Jonathan Grella, executive vice president of public affairs for the U.S. Travel Association referred to the non-binding language as another example of what he characterized as “manufactured momentum.”
“Whether it’s cookie-cutter letters, or some of these symbolic efforts the bottom line is that policy makers have been loathe to touch this because of its benefits to the economy and its complexity,” Grella told TheDCNF Tuesday.
“We’re hoping that as all the stakeholders are heard from, and not just a few, that there is a full awareness and understanding that the travel and tourism industry and airlines like JetBlue, Alaska Hawaii, Fedex and Atlas, are all aligned on the need for Open Skies,” Grella said. “There is also a full awareness that tugging at the thread of Open Skies threatens to unravel these treaties around the world.”
The U.S. Airlines for Open Skies Coalition (not to be confused with the Partnership) is made up of four U.S.-based passenger and cargo airlines who disagree with the big three legacy carriers that the UAE and Qatar are violating Open Skies.
“Multiple passenger and cargo airlines, including Atlas Worldwide, FedEx, Hawaiian Airlines and JetBlue Airways disagree with the claims and demands of the legacy carriers,” the coalition explains on its website.
The Partnership claims that the Coalition is nothing more than a front for Emirates and Etihad Airways. Atlas flies cargo for Etihad, and JetBlue is a codeshare to Emirates, meaning that the two airlines share the same routes and market the flights under their own brand on a set number of international routes.
“When the U.S. government asked the legacy carriers to name a specific breach of Open Skies, they failed to identify a single provision,” the Coalition says. “The only part of the Open Skies agreement that provides any remedy against subsidies is one that allows a government to intervene if a foreign airline is charging artificially low fares,” the Coalition adds, saying that the Partnership for Fair and Open Skies ignores this in its appeal to the White House.
The Coalition argues that the American carriers have a way to address their concerns. They point to the International Air Transportation Fair Competitive Practices Act (IATFCPA) of 1974, which authorizes the Department of Transportation (DOT) to take action in response to anti-competitive, discriminatory, predatory or unjustifiable activities by a foreign government or foreign airlines against a U.S. airline.

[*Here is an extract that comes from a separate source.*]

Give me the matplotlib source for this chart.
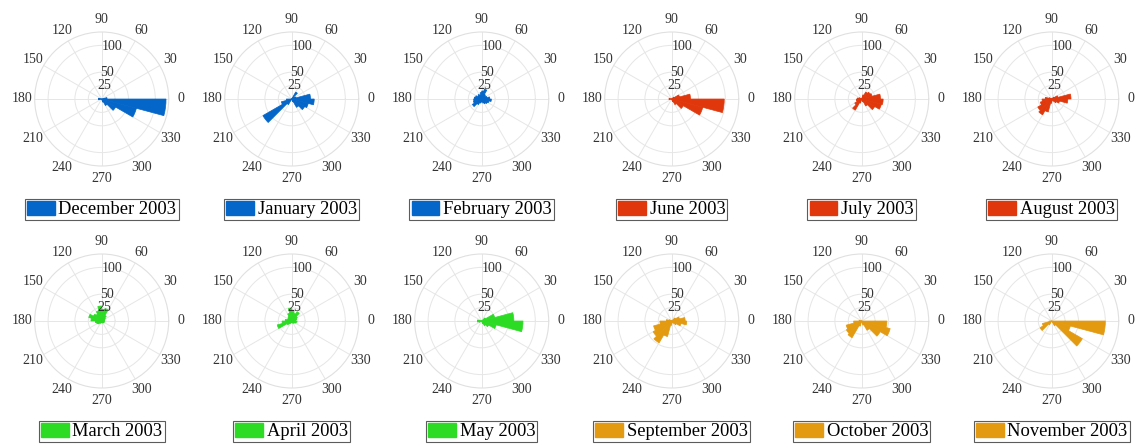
import numpy as np
import matplotlib.pyplot as plt
from matplotlib.patches import Patch

plt.rcParams['font.family'] = ['Liberation Serif', 'DejaVu Serif']

# counts per 15 degree direction bin, bin i covers [15*i, 15*i + 15)
dec = [10, 0, 0, 0, 0, 0, 0, 0, 0, 0, 0, 6, 6, 0, 0, 0, 0, 0, 0, 6, 14, 30, 67, 120]
jan = [35, 8, 5, 15, 0, 0, 0, 0, 0, 0, 0, 0, 10, 20, 62, 12, 0, 0, 0, 5, 18, 28, 32, 42]
feb = [15, 10, 8, 10, 19, 15, 12, 8, 10, 8, 12, 14, 15, 16, 20, 12, 8, 6, 5, 8, 10, 12, 14, 18]
jun = [35, 15, 5, 0, 0, 0, 0, 0, 0, 0, 0, 5, 5, 0, 0, 0, 0, 0, 0, 5, 12, 25, 60, 98]
jul = [35, 20, 18, 15, 8, 0, 0, 0, 0, 0, 5, 8, 10, 10, 15, 24, 8, 0, 0, 5, 15, 28, 38, 40]
aug = [36, 12, 5, 0, 0, 0, 0, 0, 0, 0, 5, 12, 18, 22, 30, 34, 25, 8, 0, 0, 5, 10, 15, 30]
mar = [5, 6, 8, 12, 24, 22, 28, 20, 15, 18, 25, 20, 12, 10, 8, 5, 4, 3, 3, 4, 4, 5, 5, 5]
apr = [8, 10, 12, 20, 15, 18, 24, 15, 10, 8, 8, 12, 18, 28, 10, 6, 4, 3, 3, 4, 5, 6, 8, 10]
may = [60, 25, 8, 0, 0, 0, 0, 0, 0, 0, 0, 8, 8, 5, 0, 0, 0, 0, 0, 5, 10, 15, 28, 77]
sep = [25, 15, 8, 0, 0, 0, 0, 0, 0, 0, 5, 10, 22, 35, 40, 47, 30, 8, 0, 0, 5, 10, 18, 28]
octo = [0, 0, 0, 0, 0, 0, 0, 0, 0, 0, 0, 5, 15, 30, 33, 36, 10, 0, 0, 8, 20, 40, 55, 47]
nov = [0, 0, 0, 0, 0, 0, 0, 0, 0, 0, 0, 0, 5, 18, 25, 8, 0, 0, 0, 0, 10, 66, 36, 100]

months = ['December 2003', 'January 2003', 'February 2003',
          'June 2003', 'July 2003', 'August 2003',
          'March 2003', 'April 2003', 'May 2003',
          'September 2003', 'October 2003', 'November 2003']
counts = [dec, jan, feb, jun, jul, aug, mar, apr, may, sep, octo, nov]

blue = '#0466c8'
red = '#e0380c'
green = '#2cdc24'
orange = '#e39a10'
colors = [blue] * 3 + [red] * 3 + [green] * 3 + [orange] * 3

rticks = [25, 50, 100]
rmax = 125
angles = list(range(0, 360, 30))
edges = np.deg2rad(np.arange(0, 360, 15))
width = np.deg2rad(15)

W, H = 1142, 447
fig = plt.figure(figsize=(W / 100, H / 100), dpi=100)

R = 67  # plot radius in pixels
for k in range(12):
    row, col = divmod(k, 6)
    cx = 101.7 + 190 * col
    cy = 99 + 222 * row
    ax = fig.add_axes([(cx - R) / W, (H - cy - R) / H, 2 * R / W, 2 * R / H],
                      projection='polar')
    ax.bar(edges, counts[k], width=width, align='edge',
           color=colors[k], edgecolor=colors[k], linewidth=0.5, zorder=3)
    ax.set_ylim(0, rmax)
    ax.set_yticks(rticks)
    ax.set_yticklabels([])
    # radius labels centred on their rings along the 80 degree spoke
    for r in rticks:
        ax.text(np.deg2rad(79), r, str(r), ha='center', va='center',
                fontsize=10, color='#333333', zorder=4)
    ax.set_thetagrids(angles, labels=[str(a) for a in angles],
                      fontsize=10, color='#333333')
    ax.tick_params(axis='x', pad=-1.5)
    ax.grid(color='#e6e6e6', linewidth=0.7)
    ax.spines['polar'].set_color('#e0e0e0')
    ax.spines['polar'].set_linewidth(0.8)

    ly = 209.5 + 222 * row
    leg = fig.legend(handles=[Patch(facecolor=colors[k], edgecolor=colors[k],
                                    label=months[k])],
                     loc='center', bbox_to_anchor=(cx / W, 1 - ly / H),
                     fontsize=13.3, frameon=True, fancybox=False,
                     handlelength=1.5, handleheight=0.8, handletextpad=0.2,
                     borderpad=0.12, borderaxespad=0)
    leg.get_frame().set_edgecolor('#333333')
    leg.get_frame().set_linewidth(0.8)

fig.savefig('out.png', dpi=100)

An industry insider speaking on the condition on anonymity surmised that U.S. airlines didn’t take that route because they know they don’t have a case. “For over 40 decades when U.S. carriers, including American, Delta and United, had concerns about foreign competitive practices, they filed a formal IATFCPA complaint with the Department of Transportation,” the person said. “Why is this any different now?”
The Partnership asserts that a specific breach exists, and points to article 11 of the Open Skies bilateral agreement between the U.S. and the UAE, which states that, “each Party shall allow a fair and equal opportunity to compete.”
“The pricing provision is not relevant,” according to an industry insider who spoke on the condition of anonymity. “The United States government has long recognized that a fair competition provision is relevant for subsidies.”